1. verklaart het beroep mede gericht tegen het intrekkingsbesluit van 20 oktober 2005 gegrond;
2. vernietigt het besluit van 16 september 2005;
3. vernietigt het besluit van 20 oktober 2005;
4. bepaalt dat verweerder binnen zes weken na verzending van de uitspraak een nieuw besluit neemt met inachtneming van deze uitspraak;
5. bepaalt dat de Staat der Nederlanden als rechtspersoon aan eiseres een dwangsom verbeurt van € 250,-- (zegge: tweehonderd en vijftig euro) voor elke dag dat de hiervoor bepaalde termijn wordt overschreden, tot en met de dag van bekendmaking van het besluit;
6. veroordeelt verweerder in de proceskosten, begroot op € 644,-- (zegge: zeshonderd en vierenveertig euro), te betalen door de Staat der Nederlanden aan eiseres;
7. wijst de Staat der Nederlanden aan als rechtspersoon ter vergoeding van het door eiseres betaalde griffierecht ad € 138,-- (zegge: honderd en achtendertig euro).

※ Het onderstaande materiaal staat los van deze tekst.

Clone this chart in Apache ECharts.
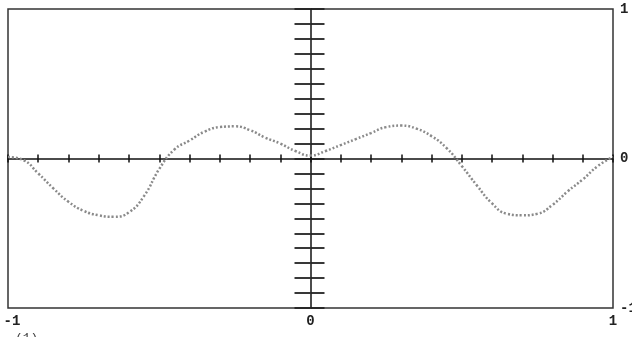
<!DOCTYPE html>
<html>
<head>
<meta charset="utf-8">
<script src="https://cdn.jsdelivr.net/npm/echarts@6/dist/echarts.min.js"></script>
<style>
html,body{margin:0;padding:0;background:#fff;}
#c{width:632px;height:337px;}
</style>
</head>
<body>
<div id="c"></div>
<script>
// x positions of the sampled curve
var xValues = [-1.00,-0.95,-0.90,-0.85,-0.80,-0.75,-0.70,-0.65,-0.60,-0.55,-0.50,-0.45,-0.40,-0.35,-0.30,-0.25,-0.20,-0.15,-0.10,-0.05,
               0.00,0.05,0.10,0.15,0.20,0.25,0.30,0.35,0.40,0.45,0.50,0.55,0.60,0.65,0.70,0.75,0.80,0.85,0.90,0.95,1.00];
// curve values
var yValues = [0.01,-0.01,-0.10,-0.20,-0.29,-0.35,-0.38,-0.39,-0.36,-0.25,-0.07,0.06,0.12,0.18,0.21,0.215,0.19,0.14,0.10,0.05,
               0.02,0.05,0.09,0.13,0.17,0.21,0.22,0.20,0.15,0.07,-0.05,-0.18,-0.30,-0.37,-0.38,-0.37,-0.31,-0.22,-0.14,-0.05,0.01];
var xTickLabels = ['-1','0','1'];
var yTickLabels = ['-1','0','1'];
var caption = '(1)';

var pts = xValues.map(function(x,i){return [x,yValues[i]];});
var labelFont = {fontFamily:'Liberation Mono', fontWeight:'bold', fontSize:14, color:'#222'};
function lab(list){return function(v){var r=Math.round(v); return list.indexOf(String(r))>=0?String(r):'';};}
function xlab(v){
  var s = lab(xTickLabels)(v);
  if (s === xTickLabels[0]) return '{m|' + s + '}';
  return s;
}

var chart = echarts.init(document.getElementById('c'), null, {renderer:'canvas'});
chart.setOption({
  animation:false,
  title:{text:caption,left:10,top:327,textStyle:{fontFamily:'Liberation Mono',fontSize:13,fontWeight:'normal',color:'#444'}},
  grid:{left:8,right:19,top:9,bottom:29,outerBoundsMode:'none',containLabel:false,show:true,borderColor:'#333',borderWidth:1.5,backgroundColor:'transparent'},
  xAxis:[
    {type:'value',min:-1,max:1,interval:1,position:'bottom',
     axisLine:{show:false,onZero:false},axisTick:{show:false},splitLine:{show:false},
     axisLabel:Object.assign({margin:6,formatter:xlab,
       rich:{m:{fontFamily:'Liberation Mono',fontWeight:'bold',fontSize:14,color:'#222',padding:[0,0,0,8]}}},labelFont)},
    {type:'value',min:-1,max:1,interval:0.1,position:'bottom',
     axisLine:{show:true,onZero:true,onZeroAxisIndex:0,lineStyle:{color:'#111',width:1.5}},
     axisTick:{show:true,inside:false,length:4,lineStyle:{color:'#111',width:1.5}},
     axisLabel:{show:false},splitLine:{show:false}},
    {type:'value',min:-1,max:1,interval:0.1,position:'bottom',
     axisLine:{show:false,onZero:true,onZeroAxisIndex:0},
     axisTick:{show:true,inside:true,length:4,lineStyle:{color:'#111',width:1.5}},
     axisLabel:{show:false},splitLine:{show:false}}
  ],
  yAxis:[
    {type:'value',min:-1,max:1,interval:1,position:'right',
     axisLine:{show:false,onZero:false},axisTick:{show:false},splitLine:{show:false},
     axisLabel:Object.assign({margin:7,formatter:lab(yTickLabels),align:'left'},labelFont)},
    {type:'value',min:-1,max:1,interval:0.1,position:'left',
     axisLine:{show:true,onZero:true,onZeroAxisIndex:0,lineStyle:{color:'#111',width:1.5}},
     axisTick:{show:true,inside:false,length:16,lineStyle:{color:'#222',width:1.8}},
     axisLabel:{show:false},splitLine:{show:false}},
    {type:'value',min:-1,max:1,interval:0.1,position:'left',
     axisLine:{show:false,onZero:true,onZeroAxisIndex:0},
     axisTick:{show:true,inside:true,length:14,lineStyle:{color:'#222',width:1.8}},
     axisLabel:{show:false},splitLine:{show:false}}
  ],
  series:[{
    type:'line',xAxisIndex:0,yAxisIndex:0,data:pts,smooth:true,showSymbol:false,
    lineStyle:{color:'#8a8a8a',width:2.5,type:[2,2]},z:5
  }]
});
</script>
</body>
</html>
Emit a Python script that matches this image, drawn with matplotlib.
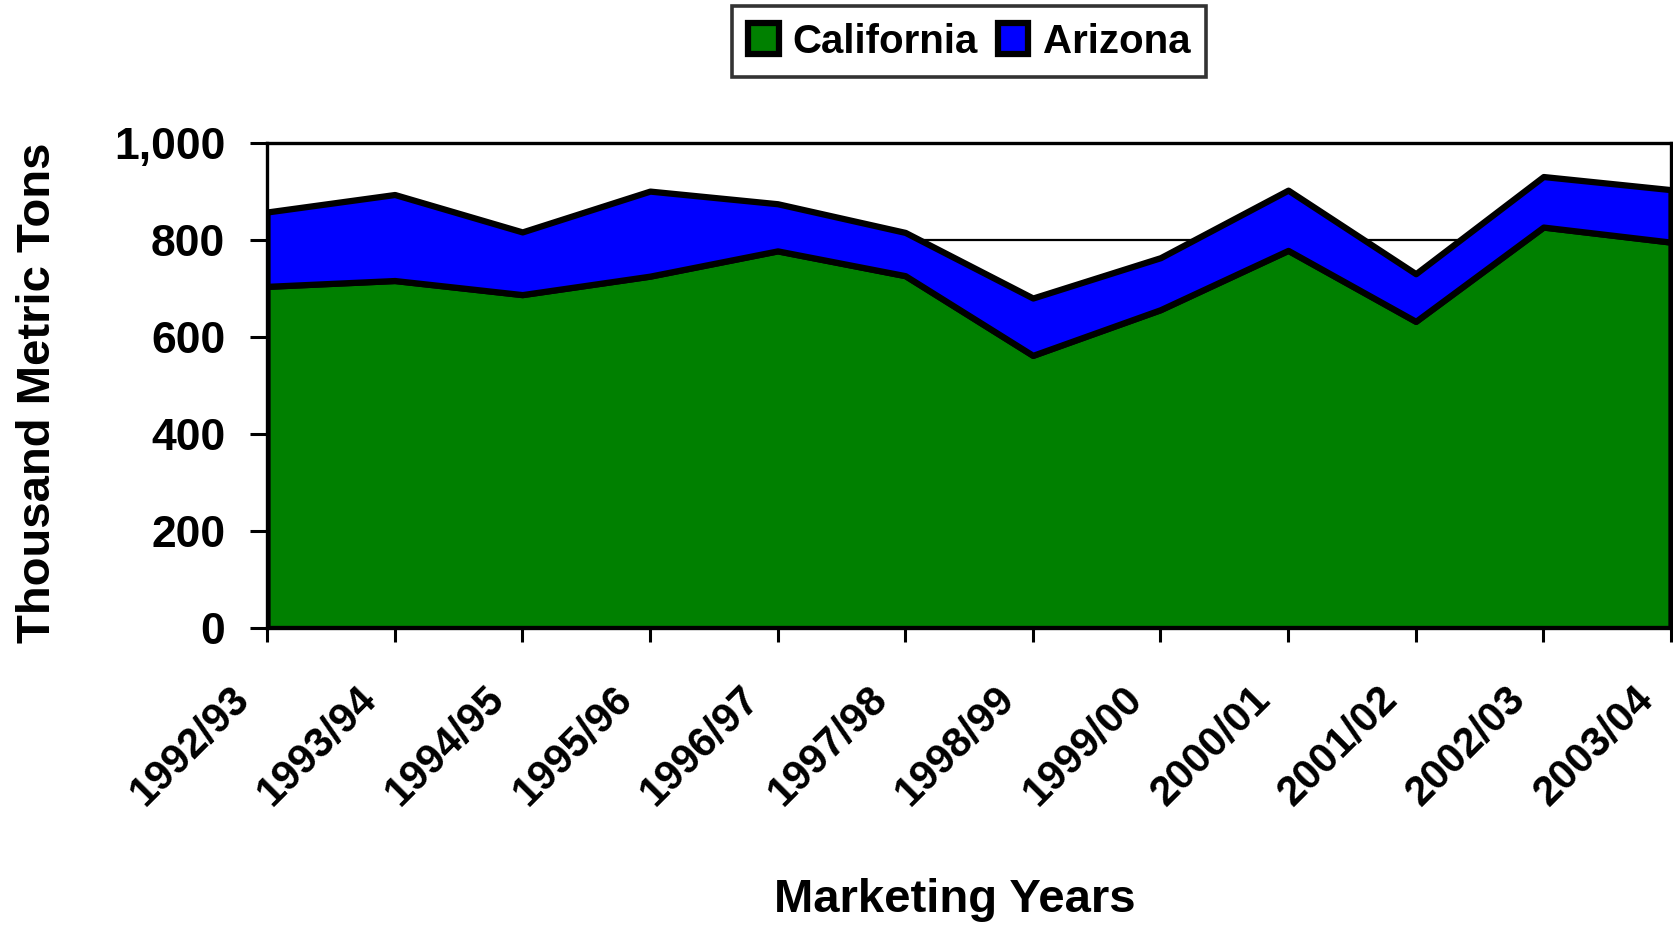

Gewezen door mr. drs. H.J.M. Baldinger, voorzitter, in tegenwoordigheid van mr. E. van der Veer, griffier, en openbaar gemaakt op: 31 oktober 2005
De griffier De voorzitter
Afschrift verzonden op: 31 oktober 2005
Tegen deze uitspraak staat hoger beroep open op de Afdeling bestuursrechtspraak van de Raad van State (adres: Raad van State, Afdeling bestuursrechtspraak, Hoger beroep vreemdelingenzaken, Postbus 16113, 2500 BC 's-Gravenhage). De termijn voor het instellen van hoger beroep bedraagt vier weken. Naast de vereisten waaraan het beroepschrift moet voldoen op grond van artikel 6:5 van de Awb (zoals het overleggen van een afschrift van deze uitspraak) dient het beroepschrift ingevolge artikel 85, eerste lid, van de Vw 2000 een of meer grieven te bevatten. Artikel 6:6 van de Awb (herstel verzuim) is niet van toepassing.